— start —
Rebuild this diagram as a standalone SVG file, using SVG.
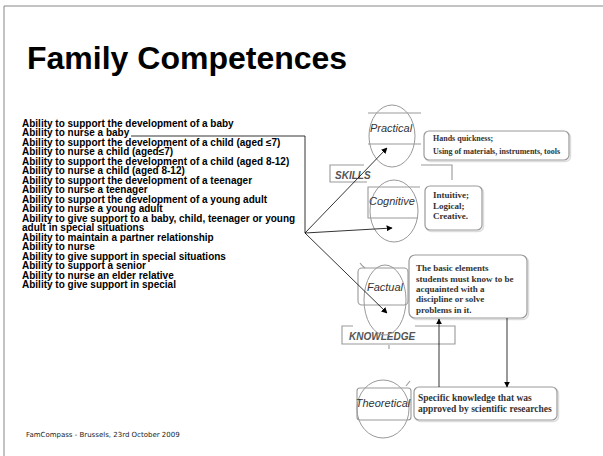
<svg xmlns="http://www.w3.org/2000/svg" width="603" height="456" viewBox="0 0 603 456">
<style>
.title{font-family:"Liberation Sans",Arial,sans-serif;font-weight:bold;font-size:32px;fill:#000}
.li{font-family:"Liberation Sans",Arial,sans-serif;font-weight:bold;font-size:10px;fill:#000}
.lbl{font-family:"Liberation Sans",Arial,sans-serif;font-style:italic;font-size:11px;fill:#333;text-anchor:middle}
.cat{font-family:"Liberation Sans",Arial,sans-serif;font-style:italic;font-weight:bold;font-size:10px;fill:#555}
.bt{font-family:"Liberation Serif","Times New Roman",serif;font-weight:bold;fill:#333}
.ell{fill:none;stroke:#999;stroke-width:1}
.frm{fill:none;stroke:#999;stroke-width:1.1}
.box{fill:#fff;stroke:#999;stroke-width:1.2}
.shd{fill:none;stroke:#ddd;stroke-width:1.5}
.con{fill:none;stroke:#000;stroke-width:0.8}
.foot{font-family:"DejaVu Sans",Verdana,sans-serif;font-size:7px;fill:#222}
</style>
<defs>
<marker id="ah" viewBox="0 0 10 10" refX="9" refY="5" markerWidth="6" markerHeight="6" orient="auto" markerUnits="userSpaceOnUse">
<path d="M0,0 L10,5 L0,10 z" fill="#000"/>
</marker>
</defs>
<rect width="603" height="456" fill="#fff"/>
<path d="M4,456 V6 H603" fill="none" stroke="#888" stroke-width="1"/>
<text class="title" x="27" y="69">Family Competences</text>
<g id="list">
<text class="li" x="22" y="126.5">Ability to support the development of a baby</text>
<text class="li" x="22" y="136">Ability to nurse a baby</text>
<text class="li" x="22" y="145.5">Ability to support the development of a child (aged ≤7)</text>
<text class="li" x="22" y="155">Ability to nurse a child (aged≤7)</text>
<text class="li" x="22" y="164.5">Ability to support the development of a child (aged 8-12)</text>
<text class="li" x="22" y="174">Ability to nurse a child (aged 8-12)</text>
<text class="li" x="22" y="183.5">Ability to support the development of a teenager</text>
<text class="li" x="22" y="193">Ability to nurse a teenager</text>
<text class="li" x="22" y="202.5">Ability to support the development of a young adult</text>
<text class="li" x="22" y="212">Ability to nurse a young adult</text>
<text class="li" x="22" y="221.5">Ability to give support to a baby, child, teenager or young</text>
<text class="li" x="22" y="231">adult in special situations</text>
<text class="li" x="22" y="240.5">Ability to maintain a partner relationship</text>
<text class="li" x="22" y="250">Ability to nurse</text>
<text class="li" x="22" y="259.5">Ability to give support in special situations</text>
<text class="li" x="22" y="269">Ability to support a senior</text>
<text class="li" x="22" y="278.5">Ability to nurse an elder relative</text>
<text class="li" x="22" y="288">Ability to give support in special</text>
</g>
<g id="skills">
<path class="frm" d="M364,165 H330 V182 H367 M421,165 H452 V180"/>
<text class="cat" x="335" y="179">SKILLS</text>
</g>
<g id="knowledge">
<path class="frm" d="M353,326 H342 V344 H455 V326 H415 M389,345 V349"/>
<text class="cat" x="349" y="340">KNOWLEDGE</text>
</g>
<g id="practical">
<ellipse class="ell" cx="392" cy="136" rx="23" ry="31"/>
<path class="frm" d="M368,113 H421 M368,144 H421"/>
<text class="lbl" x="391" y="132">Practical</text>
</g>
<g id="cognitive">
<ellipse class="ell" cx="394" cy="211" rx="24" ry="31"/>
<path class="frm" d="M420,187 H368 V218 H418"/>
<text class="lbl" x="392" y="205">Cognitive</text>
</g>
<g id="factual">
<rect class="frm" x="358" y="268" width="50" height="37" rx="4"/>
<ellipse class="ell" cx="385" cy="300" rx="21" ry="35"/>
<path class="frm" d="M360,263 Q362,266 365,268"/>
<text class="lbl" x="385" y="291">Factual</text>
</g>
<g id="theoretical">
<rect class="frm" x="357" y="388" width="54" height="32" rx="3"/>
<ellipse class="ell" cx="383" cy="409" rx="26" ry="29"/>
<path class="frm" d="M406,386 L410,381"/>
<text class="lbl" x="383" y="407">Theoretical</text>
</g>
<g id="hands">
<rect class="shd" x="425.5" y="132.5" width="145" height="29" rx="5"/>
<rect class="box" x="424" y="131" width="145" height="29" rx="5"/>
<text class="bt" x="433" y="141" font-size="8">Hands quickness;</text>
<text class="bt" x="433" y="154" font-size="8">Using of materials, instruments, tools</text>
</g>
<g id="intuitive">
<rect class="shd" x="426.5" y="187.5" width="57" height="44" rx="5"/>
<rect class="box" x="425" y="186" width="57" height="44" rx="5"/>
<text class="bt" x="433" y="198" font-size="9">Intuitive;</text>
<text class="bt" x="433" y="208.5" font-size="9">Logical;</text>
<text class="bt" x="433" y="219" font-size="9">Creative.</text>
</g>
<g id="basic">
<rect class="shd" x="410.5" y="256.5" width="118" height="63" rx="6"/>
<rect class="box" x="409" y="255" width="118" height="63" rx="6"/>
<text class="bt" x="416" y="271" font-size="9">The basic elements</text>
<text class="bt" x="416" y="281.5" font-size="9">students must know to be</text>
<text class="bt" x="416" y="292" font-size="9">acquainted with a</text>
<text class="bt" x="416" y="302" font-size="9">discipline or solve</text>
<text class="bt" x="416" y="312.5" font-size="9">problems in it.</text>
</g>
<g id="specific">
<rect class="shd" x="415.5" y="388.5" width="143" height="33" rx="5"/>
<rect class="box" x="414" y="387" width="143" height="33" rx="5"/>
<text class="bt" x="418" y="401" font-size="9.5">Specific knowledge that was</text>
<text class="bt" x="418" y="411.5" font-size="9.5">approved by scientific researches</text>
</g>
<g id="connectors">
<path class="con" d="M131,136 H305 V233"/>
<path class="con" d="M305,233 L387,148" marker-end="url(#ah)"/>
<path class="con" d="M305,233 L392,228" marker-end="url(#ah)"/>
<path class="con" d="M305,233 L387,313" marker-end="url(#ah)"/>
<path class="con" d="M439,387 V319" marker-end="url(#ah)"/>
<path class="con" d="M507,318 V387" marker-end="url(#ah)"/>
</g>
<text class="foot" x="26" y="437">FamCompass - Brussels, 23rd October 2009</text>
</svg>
— end —
**Your task**
Write the listing above out again exactly, dropping each image.

**Solution to this exercise**
Rebuild this diagram as a standalone SVG file, using SVG.
<svg xmlns="http://www.w3.org/2000/svg" width="603" height="456" viewBox="0 0 603 456">
<style>
.title{font-family:"Liberation Sans",Arial,sans-serif;font-weight:bold;font-size:32px;fill:#000}
.li{font-family:"Liberation Sans",Arial,sans-serif;font-weight:bold;font-size:10px;fill:#000}
.lbl{font-family:"Liberation Sans",Arial,sans-serif;font-style:italic;font-size:11px;fill:#333;text-anchor:middle}
.cat{font-family:"Liberation Sans",Arial,sans-serif;font-style:italic;font-weight:bold;font-size:10px;fill:#555}
.bt{font-family:"Liberation Serif","Times New Roman",serif;font-weight:bold;fill:#333}
.ell{fill:none;stroke:#999;stroke-width:1}
.frm{fill:none;stroke:#999;stroke-width:1.1}
.box{fill:#fff;stroke:#999;stroke-width:1.2}
.shd{fill:none;stroke:#ddd;stroke-width:1.5}
.con{fill:none;stroke:#000;stroke-width:0.8}
.foot{font-family:"DejaVu Sans",Verdana,sans-serif;font-size:7px;fill:#222}
</style>
<defs>
<marker id="ah" viewBox="0 0 10 10" refX="9" refY="5" markerWidth="6" markerHeight="6" orient="auto" markerUnits="userSpaceOnUse">
<path d="M0,0 L10,5 L0,10 z" fill="#000"/>
</marker>
</defs>
<rect width="603" height="456" fill="#fff"/>
<path d="M4,456 V6 H603" fill="none" stroke="#888" stroke-width="1"/>
<text class="title" x="27" y="69">Family Competences</text>
<g id="list">
<text class="li" x="22" y="126.5">Ability to support the development of a baby</text>
<text class="li" x="22" y="136">Ability to nurse a baby</text>
<text class="li" x="22" y="145.5">Ability to support the development of a child (aged ≤7)</text>
<text class="li" x="22" y="155">Ability to nurse a child (aged≤7)</text>
<text class="li" x="22" y="164.5">Ability to support the development of a child (aged 8-12)</text>
<text class="li" x="22" y="174">Ability to nurse a child (aged 8-12)</text>
<text class="li" x="22" y="183.5">Ability to support the development of a teenager</text>
<text class="li" x="22" y="193">Ability to nurse a teenager</text>
<text class="li" x="22" y="202.5">Ability to support the development of a young adult</text>
<text class="li" x="22" y="212">Ability to nurse a young adult</text>
<text class="li" x="22" y="221.5">Ability to give support to a baby, child, teenager or young</text>
<text class="li" x="22" y="231">adult in special situations</text>
<text class="li" x="22" y="240.5">Ability to maintain a partner relationship</text>
<text class="li" x="22" y="250">Ability to nurse</text>
<text class="li" x="22" y="259.5">Ability to give support in special situations</text>
<text class="li" x="22" y="269">Ability to support a senior</text>
<text class="li" x="22" y="278.5">Ability to nurse an elder relative</text>
<text class="li" x="22" y="288">Ability to give support in special</text>
</g>
<g id="skills">
<path class="frm" d="M364,165 H330 V182 H367 M421,165 H452 V180"/>
<text class="cat" x="335" y="179">SKILLS</text>
</g>
<g id="knowledge">
<path class="frm" d="M353,326 H342 V344 H455 V326 H415 M389,345 V349"/>
<text class="cat" x="349" y="340">KNOWLEDGE</text>
</g>
<g id="practical">
<ellipse class="ell" cx="392" cy="136" rx="23" ry="31"/>
<path class="frm" d="M368,113 H421 M368,144 H421"/>
<text class="lbl" x="391" y="132">Practical</text>
</g>
<g id="cognitive">
<ellipse class="ell" cx="394" cy="211" rx="24" ry="31"/>
<path class="frm" d="M420,187 H368 V218 H418"/>
<text class="lbl" x="392" y="205">Cognitive</text>
</g>
<g id="factual">
<rect class="frm" x="358" y="268" width="50" height="37" rx="4"/>
<ellipse class="ell" cx="385" cy="300" rx="21" ry="35"/>
<path class="frm" d="M360,263 Q362,266 365,268"/>
<text class="lbl" x="385" y="291">Factual</text>
</g>
<g id="theoretical">
<rect class="frm" x="357" y="388" width="54" height="32" rx="3"/>
<ellipse class="ell" cx="383" cy="409" rx="26" ry="29"/>
<path class="frm" d="M406,386 L410,381"/>
<text class="lbl" x="383" y="407">Theoretical</text>
</g>
<g id="hands">
<rect class="shd" x="425.5" y="132.5" width="145" height="29" rx="5"/>
<rect class="box" x="424" y="131" width="145" height="29" rx="5"/>
<text class="bt" x="433" y="141" font-size="8">Hands quickness;</text>
<text class="bt" x="433" y="154" font-size="8">Using of materials, instruments, tools</text>
</g>
<g id="intuitive">
<rect class="shd" x="426.5" y="187.5" width="57" height="44" rx="5"/>
<rect class="box" x="425" y="186" width="57" height="44" rx="5"/>
<text class="bt" x="433" y="198" font-size="9">Intuitive;</text>
<text class="bt" x="433" y="208.5" font-size="9">Logical;</text>
<text class="bt" x="433" y="219" font-size="9">Creative.</text>
</g>
<g id="basic">
<rect class="shd" x="410.5" y="256.5" width="118" height="63" rx="6"/>
<rect class="box" x="409" y="255" width="118" height="63" rx="6"/>
<text class="bt" x="416" y="271" font-size="9">The basic elements</text>
<text class="bt" x="416" y="281.5" font-size="9">students must know to be</text>
<text class="bt" x="416" y="292" font-size="9">acquainted with a</text>
<text class="bt" x="416" y="302" font-size="9">discipline or solve</text>
<text class="bt" x="416" y="312.5" font-size="9">problems in it.</text>
</g>
<g id="specific">
<rect class="shd" x="415.5" y="388.5" width="143" height="33" rx="5"/>
<rect class="box" x="414" y="387" width="143" height="33" rx="5"/>
<text class="bt" x="418" y="401" font-size="9.5">Specific knowledge that was</text>
<text class="bt" x="418" y="411.5" font-size="9.5">approved by scientific researches</text>
</g>
<g id="connectors">
<path class="con" d="M131,136 H305 V233"/>
<path class="con" d="M305,233 L387,148" marker-end="url(#ah)"/>
<path class="con" d="M305,233 L392,228" marker-end="url(#ah)"/>
<path class="con" d="M305,233 L387,313" marker-end="url(#ah)"/>
<path class="con" d="M439,387 V319" marker-end="url(#ah)"/>
<path class="con" d="M507,318 V387" marker-end="url(#ah)"/>
</g>
<text class="foot" x="26" y="437">FamCompass - Brussels, 23rd October 2009</text>
</svg>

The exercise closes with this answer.